I have the Monroy Traffic-Watch+ unit connected to my G430 and can detect plane to plane traffic all around in the US and in the Bahamas and it only cost me $1100. What would be the advantage of these new ADS-B units over what I have?
 
Weather

Pepe,

The primary advantage to the ADS-B products being discussed here is free in cockpit weather. Any traffic is apparently just an extra in this scenario, and apparently not very good for it either.

Ian, thanks for the clarification.

I'll keep my eyes open at OSH.
 
Pepe,

The primary advantage to the ADS-B products being discussed here is free in cockpit weather. Any traffic is apparently just an extra in this scenario, and apparently not very good for it either.

I guess for me there is no advantage since half of my flights are over the Bahamas where I get good XM\WX coverage even before engine start.

One thing I don't like about ADS-B is that you have to be airborne and in coverage area to know if it works or not. With my configuration I can check GPS, XM\WX and traffic during run up giving me assurance for the flight ahead.
 
Here's the deal with traffic:

Now, ADS-B is a broadcast, so you can hear any traffic that is transmitted, but the traffic sent out is only for things near the airplanes it knows about. So you might see 4 planes 14 miles ahead of you and think that you have good traffic coverage, but the reality is that the ground station is sending out traffic only for those planes far away and the airplane 1/2 mile away from you isn't being sent at all.

--Ian Jordan
Dynon Avionics

Excellent warning Ian, thanks. I can see where this could be a dangerous situation even if you have ADS-B out but not been in the ground station coverage.
 
One additional warning

These fish finders are only good IF the aircraft has a transponder.

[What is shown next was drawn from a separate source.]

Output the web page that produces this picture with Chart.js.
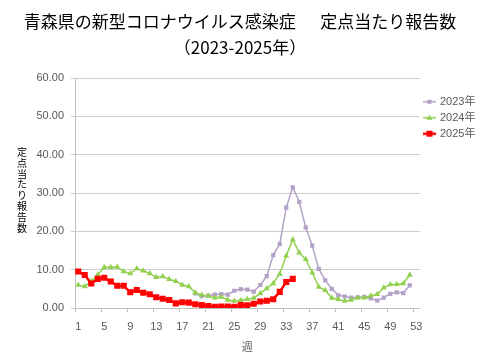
<!DOCTYPE html>
<html>
<head>
<meta charset="utf-8">
<script src="https://cdn.jsdelivr.net/npm/chart.js@4.4.1/dist/chart.umd.min.js"></script>
<style>
html, body { margin: 0; padding: 0; background: #fff; }
#wrap { width: 480px; height: 360px; }
</style>
</head>
<body>
<div id="wrap"><canvas id="aomoriChart"></canvas></div>
<script>
const weeks = ['1','2','3','4','5','6','7','8','9','10','11','12','13','14','15','16','17','18','19','20',
  '21','22','23','24','25','26','27','28','29','30','31','32','33','34','35','36','37','38','39','40',
  '41','42','43','44','45','46','47','48','49','50','51','52','53'];

// 2023: weeks 1-18 no data (5類移行前)
const cases2023 = [null, null, null, null, null, null, null, null, null, null,
  null, null, null, null, null, null, null, null, 3.8, 3.1,
  3.2, 3.5, 3.6, 3.5, 4.5, 4.9, 4.8, 4.3, 6.0, 8.3,
  13.8, 16.7, 26.2, 31.5, 27.7, 21.0, 16.3, 10.2, 7.2, 5.0,
  3.3, 3.0, 2.7, 2.8, 2.9, 2.5, 1.9, 2.7, 3.7, 4.1,
  3.9, 5.9, null];

const cases2024 = [6.0, 5.6, 7.0, 8.7, 10.6, 10.6, 10.7, 9.5, 9.0, 10.3,
  9.7, 9.0, 8.0, 8.2, 7.5, 7.0, 6.0, 5.6, 4.0, 3.4,
  3.1, 2.7, 2.9, 2.1, 1.8, 2.0, 2.3, 2.6, 3.8, 5.1,
  6.4, 8.9, 13.6, 17.9, 14.4, 12.7, 9.2, 5.5, 4.6, 2.6,
  2.3, 1.8, 2.1, 2.7, 2.7, 3.2, 3.6, 5.3, 6.1, 6.2,
  6.4, 8.6, null];

const cases2025 = [9.5, 8.6, 6.4, 7.6, 7.9, 6.9, 5.8, 5.8, 4.1, 4.7,
  4.0, 3.6, 2.8, 2.4, 2.1, 1.2, 1.5, 1.4, 1.0, 0.8,
  0.5, 0.3, 0.4, 0.4, 0.3, 0.8, 0.7, 1.1, 1.7, 1.9,
  2.3, 4.2, 6.8, 7.6];

const yearLabels = ['2023年', '2024年', '2025年'];
const titleLines = ['青森県の新型コロナウイルス感染症\u3000  定点当たり報告数', '（2023-2025年）'];
const yAxisTitle = '定点当たり報告数';
const xAxisTitle = '週';

const purple = '#B3A2C7';
const green = '#92D050';
const red = '#FF0000';
const textGray = '#595959';

// small icon: line with marker in middle, like Excel legend
function legendIcon(color, shape, size, lineWidth) {
  const c = document.createElement('canvas');
  c.width = 13; c.height = 10;
  const g = c.getContext('2d');
  g.strokeStyle = color;
  g.fillStyle = color;
  g.lineWidth = lineWidth;
  g.beginPath();
  g.moveTo(0, 5);
  g.lineTo(13, 5);
  g.stroke();
  g.beginPath();
  if (shape === 'triangle') {
    g.moveTo(6.5, 5 - size);
    g.lineTo(6.5 + size, 5 + size * 0.7);
    g.lineTo(6.5 - size, 5 + size * 0.7);
    g.closePath();
  } else {
    g.rect(6.5 - size, 5 - size, size * 2, size * 2);
  }
  g.fill();
  return c;
}

const icons = [
  legendIcon(purple, 'rect', 2, 1.5),
  legendIcon(green, 'triangle', 3, 1.5),
  legendIcon(red, 'rect', 3, 2.5)
];

// vertical (stacked) y axis title
const yTitlePlugin = {
  id: 'yTitle',
  afterDraw(chart) {
    const ctx = chart.ctx;
    const area = chart.chartArea;
    const chars = Array.from(yAxisTitle);
    const step = 10.8;
    const cy = (area.top + area.bottom) / 2 - 3;
    ctx.save();
    ctx.font = '10px "Noto Sans CJK JP"';
    ctx.fillStyle = '#000';
    ctx.textAlign = 'center';
    ctx.textBaseline = 'middle';
    chars.forEach((ch, i) => {
      ctx.fillText(ch, 22, cy + (i - (chars.length - 1) / 2) * step);
    });
    ctx.restore();
  }
};

const ctx = document.getElementById('aomoriChart').getContext('2d');
new Chart(ctx, {
  type: 'line',
  data: {
    labels: weeks,
    datasets: [
      {
        label: yearLabels[0],
        data: cases2023,
        borderColor: purple,
        backgroundColor: purple,
        borderWidth: 1.5,
        pointStyle: 'rect',
        pointRadius: 3,
        pointBorderWidth: 0,
        order: 3
      },
      {
        label: yearLabels[1],
        data: cases2024,
        borderColor: green,
        backgroundColor: green,
        borderWidth: 1.5,
        pointStyle: 'triangle',
        pointRadius: 3.5,
        pointBorderWidth: 0,
        order: 2
      },
      {
        label: yearLabels[2],
        data: cases2025,
        borderColor: red,
        backgroundColor: red,
        borderWidth: 2.5,
        pointStyle: 'rect',
        pointRadius: 4.3,
        pointBorderWidth: 0,
        order: 1
      }
    ]
  },
  options: {
    responsive: true,
    maintainAspectRatio: false,
    animation: false,
    events: [],
    layout: {
      padding: { left: 0, right: 0, top: 0, bottom: 7 }
    },
    plugins: {
      title: {
        display: true,
        text: titleLines,
        color: '#000',
        font: { family: '"Noto Sans CJK JP"', size: 17, weight: 'normal', lineHeight: 1.5 },
        padding: { top: 9, bottom: 18 }
      },
      legend: {
        position: 'right',
        align: 'start',
        fullSize: false,
        maxWidth: 60.5,
        title: {
          display: true,
          text: ' ',
          padding: 0,
          font: { size: 11 }
        },
        labels: {
          usePointStyle: true,
          pointStyleWidth: 10,
          padding: 5,
          color: textGray,
          font: { family: '"Liberation Sans", "Noto Sans CJK JP"', size: 11 },
          generateLabels: (chart) => yearLabels.map((txt, i) => ({
            text: txt,
            pointStyle: icons[i],
            fontColor: textGray,
            datasetIndex: i,
            hidden: false,
            lineWidth: 0
          }))
        }
      },
      tooltip: { enabled: false }
    },
    scales: {
      x: {
        offset: true,
        afterFit: (s) => { s.height = 45; },
        grid: {
          offset: true,
          drawOnChartArea: false,
          drawTicks: true,
          tickLength: 4,
          color: (c) => (c.index % 4 === 0 ? '#BFBFBF' : 'rgba(0,0,0,0)')
        },
        border: { color: '#BFBFBF' },
        ticks: {
          autoSkip: false,
          maxRotation: 0,
          padding: 8,
          color: textGray,
          font: { family: '"Liberation Sans"', size: 11 },
          callback: function (value, index) {
            return index % 4 === 0 ? this.getLabelForValue(value) : '';
          }
        },
        title: {
          display: true,
          text: xAxisTitle,
          color: textGray,
          font: { family: '"Noto Sans CJK JP"', size: 11 },
          padding: { top: 7, bottom: 0 }
        }
      },
      y: {
        min: 0,
        max: 60,
        afterFit: (s) => { s.width = 75; },
        ticks: {
          stepSize: 10,
          padding: 7,
          color: textGray,
          font: { family: '"Liberation Sans"', size: 11 },
          callback: (v) => v.toFixed(2)
        },
        grid: {
          color: '#CCCCCC',
          tickLength: 4
        },
        border: { color: '#BFBFBF' }
      }
    }
  },
  plugins: [yTitlePlugin]
});
</script>
</body>
</html>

There are a lot out there without transponders that you will only see by looking out the windows.

Just ask anyone flying behind a C-65.
 
In many situations ADS-B can send you any traffic that has a radar return, even if not transponder equipped. The ground stations do have access to the primary radar if you are in a coverage volume.

The passive devices like the Monroy and Zaon can't do that since they rely on the RF energy from the transponder to make their estimates.

--Ian
 
In many situations ADS-B can send you any traffic that has a radar return, even if not transponder equipped. The ground stations do have access to the primary radar if you are in a coverage volume.

The passive devices like the Monroy and Zaon can't do that since they rely on the RF energy from the transponder to make their estimates.

--Ian

I don't know to what extent the ADS-B ground station will report non-transponder equipped traffic since the whole objective of NextGen is to replace primary and secondary radars with ADS-B and multilateration equipment. The other issue is that non-transponder traffic has no altitude data, how would you take an evasive action?

Besides the passive devices all TCAS systems and ADS-B-in do also require the traffic to be transponder equipped.

Pepe
 
The other issue is that non-transponder traffic has no altitude data, how would you take an evasive action?
Maybe by not flying over the same dot on your GPS map that the unidentified traffic is flying through?

I suspect most of the time you're going to use this to identify where traffic is, and then pick them out visually anyway... Generally you'll want the "other spots" to be off to one side of you so you can find them. Even if you do have altitude info.